To make the drill reach the desired drilling pose, we first need to define the surgical plan. A surgical plan is a drilling point and a drilling vector. To define it on an STL file, we choose three points to form a face, so we can use the normal vector of the plane as our drilling vector, and a point on the face (selected the last point from three points in counter-clockwise order) to be the drilling point. With Solidworks (Fig 22), we can easily output the STL file and port it to Open3D (Fig 23).

Figure 22 – Surgical Plan in SolidWorks
Figure 23 – Surgical Plan in Open3D

Integration with Perception Sub-system

Finally, we take the pose provided by the perception system after registration and make the manipulator move to that pose (Fig 24).

Fig 24 – Moving to Surgical Plan in Simulation

We also execute this on the actual robot.

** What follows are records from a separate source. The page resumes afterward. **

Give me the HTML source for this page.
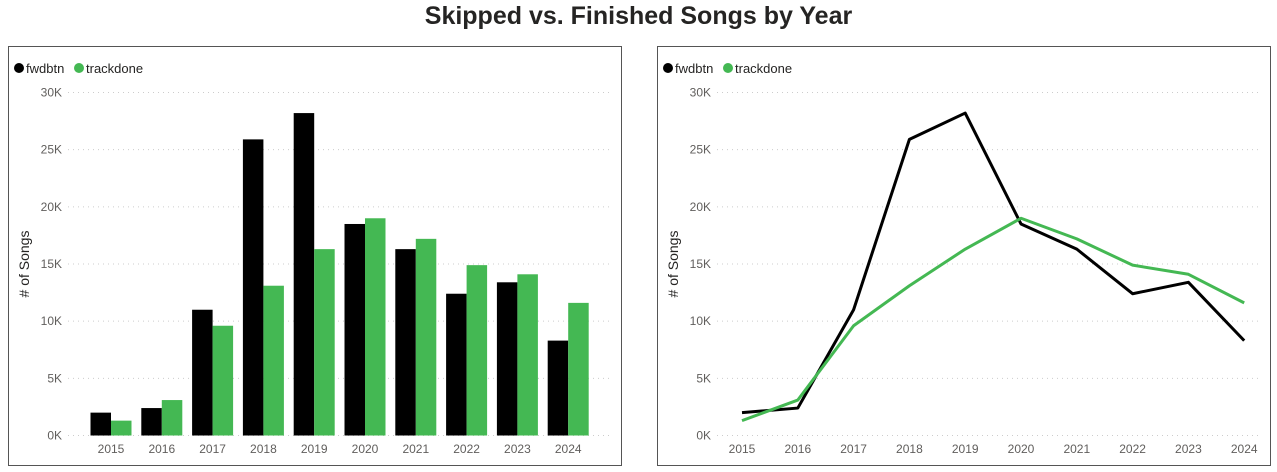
<!DOCTYPE html>
<html><head><meta charset="utf-8"><style>
body{margin:0;width:1277px;height:472px;background:#fff;font-family:"Liberation Sans",sans-serif;overflow:hidden;position:relative}
.title{position:absolute;left:0;width:1277px;top:2px;text-align:center;font-size:25px;font-weight:bold;color:#252423}
.panel{position:absolute;top:46px;width:614px;height:420px;border:1px solid #555;box-sizing:border-box}
svg{position:absolute;left:0;top:0}
text{font-family:"Liberation Sans",sans-serif}
</style></head><body>
<div class="title">Skipped vs. Finished Songs by Year</div>
<div class="panel" style="left:8px"></div>
<div class="panel" style="left:657px"></div>
<svg id="s" width="1277" height="472"></svg>
<script>
const years=["2015","2016","2017","2018","2019","2020","2021","2022","2023","2024"];
const fwdbtn=[2.0,2.4,11.0,25.9,28.2,18.5,16.3,12.4,13.4,8.3];
const trackdone=[1.3,3.1,9.6,13.1,16.3,19.0,17.2,14.9,14.1,11.6];
const ticks=[0,5,10,15,20,25,30];
const tickLabels=["0K","5K","10K","15K","20K","25K","30K"];
const NS="http://www.w3.org/2000/svg",s=document.getElementById('s');
const y=v=>435.5-v*(343/30);
function el(t,a,txt){const e=document.createElementNS(NS,t);for(const k in a)e.setAttribute(k,a[k]);if(txt!=null)e.textContent=txt;s.appendChild(e);return e;}
function axes(off,x0,x1,cx){
  ticks.forEach((t,i)=>{
    const g=el('line',{x1:x0,x2:x1,y1:y(t),y2:y(t),stroke:'#ccc','stroke-dasharray':'1 4'});
    
    const l=el('text',{x:x0-6,y:y(t)+4,'text-anchor':'end','font-size':12,fill:'#605e5c'},tickLabels[i]);
    
  });
  years.forEach((yr,i)=>{const l=el('text',{x:cx(i),y:453,'text-anchor':'middle','font-size':12,fill:'#605e5c'},yr);
    });
  const t=el('text',{x:0,y:0,transform:`translate(${off+21},264) rotate(-90)`,'text-anchor':'middle','font-size':14,fill:'#252423'},'# of Songs');
  
  [['fwdbtn','#000',0],['trackdone','#44b853',60]].forEach(([n,c,dx])=>{
    const ci=el('circle',{cx:off+11+dx,cy:68,r:5,fill:c});
    const tx=el('text',{x:off+18+dx,y:73,'font-size':13,fill:'#252423'},n);
  });
}
// bar chart
const bcx=i=>111+i*50.8;
axes(8,68,610,bcx);
years.forEach((yr,i)=>{
  const b1=el('rect',{x:bcx(i)-20.5,y:y(fwdbtn[i]),width:20.5,height:y(0)-y(fwdbtn[i]),fill:'#000'});
  
  const b2=el('rect',{x:bcx(i),y:y(trackdone[i]),width:20.5,height:y(0)-y(trackdone[i]),fill:'#44b853'});
  
});
// line chart
const lcx=i=>742+i*55.8;
axes(657,717,1262,lcx);
[[fwdbtn,'#000','line-fwdbtn'],[trackdone,'#44b853','line-trackdone']].forEach(([d,c,n])=>{
  const p=el('polyline',{points:d.map((v,i)=>lcx(i)+','+y(v)).join(' '),fill:'none',stroke:c,'stroke-width':3,'stroke-linejoin':'round'});
  
});
</script>
</body></html>
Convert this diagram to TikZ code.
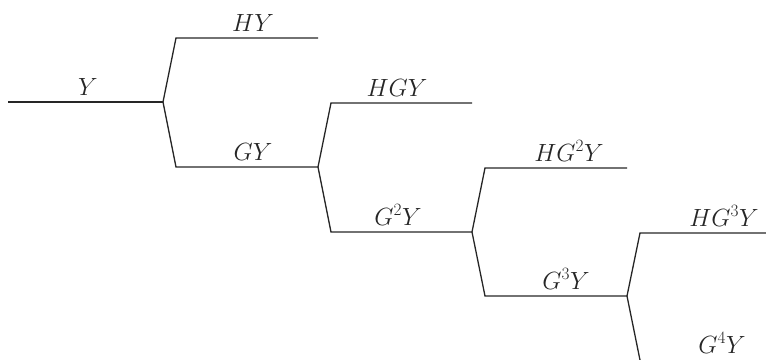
\documentclass[tikz,border=0pt]{standalone}
\begin{document}
\begin{tikzpicture}[x=1pt,y=-1pt,
  branch/.style={line width=1.3pt,draw=black!85,line join=miter},
  lbl/.style={anchor=base,inner sep=0pt,text=black!85,font=\fontsize{27}{31}\selectfont}]
\useasboundingbox (0,0) rectangle (766,359);
% forks and segment ends
\coordinate (y0) at (8,102);
\coordinate (b1) at (163,102);
\coordinate (h1a) at (176,38);  \coordinate (h1b) at (318,38);
\coordinate (g1a) at (176,167); \coordinate (b2) at (318,167);
\coordinate (h2a) at (331,103); \coordinate (h2b) at (472,103);
\coordinate (g2a) at (331,232); \coordinate (b3) at (472,232);
\coordinate (h3a) at (485,168); \coordinate (h3b) at (627,168);
\coordinate (g3a) at (485,296); \coordinate (b4) at (627,296);
\coordinate (h4a) at (640,233); \coordinate (h4b) at (770,233);
\coordinate (g4a) at (641,365);
% the tree
\draw[branch] (y0) -- (b1);
\draw[branch] (h1b) -- (h1a) -- (b1) -- (g1a) -- (b2);
\draw[branch] (h2b) -- (h2a) -- (b2) -- (g2a) -- (b3);
\draw[branch] (h3b) -- (h3a) -- (b3) -- (g3a) -- (b4);
\draw[branch] (h4b) -- (h4a) -- (b4) -- (g4a);
% labels
\node[lbl] (ly)   at (88,95)   {$Y$};
\node[lbl] (lhy)  at (253,31)  {$HY$};
\node[lbl] (lgy)  at (253,160) {$GY$};
\node[lbl] (lhgy) at (397,96)  {$HGY$};
\node[lbl] (lg2)  at (398,225) {$G^2Y$};
\node[lbl] (lhg2) at (569,161) {$HG^2Y$};
\node[lbl] (lg3)  at (566,289) {$G^3Y$};
\node[lbl] (lhg3) at (724,226) {$HG^3Y$};
\node[lbl] (lg4)  at (722,353) {$G^4Y$};
\end{tikzpicture}
\end{document}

Originally, there was some calibration error so the manipulator didn’t quite reach the desired goal (See Fig 25).

Fig 25 – System with slight calibration error

But after refining the registration pipeline and re-calibrating the extrinsic matrix, we get better accuracy as shown in Fig 26.

Fig 26 – System after fixing calibration error

Full System Integration

We put all the systems together and measure the final drilling accuracy to evaluate our system. Our target criteria is to be within 8mm of the desired goal. In practice we observe our system is always within 8mm and more often than not within 4mm. The final drilling results are shown in Fig 27.

A bone model on a table

Description automatically generated
Fig 27 – Final Results. Holes are within 4mm of desired position.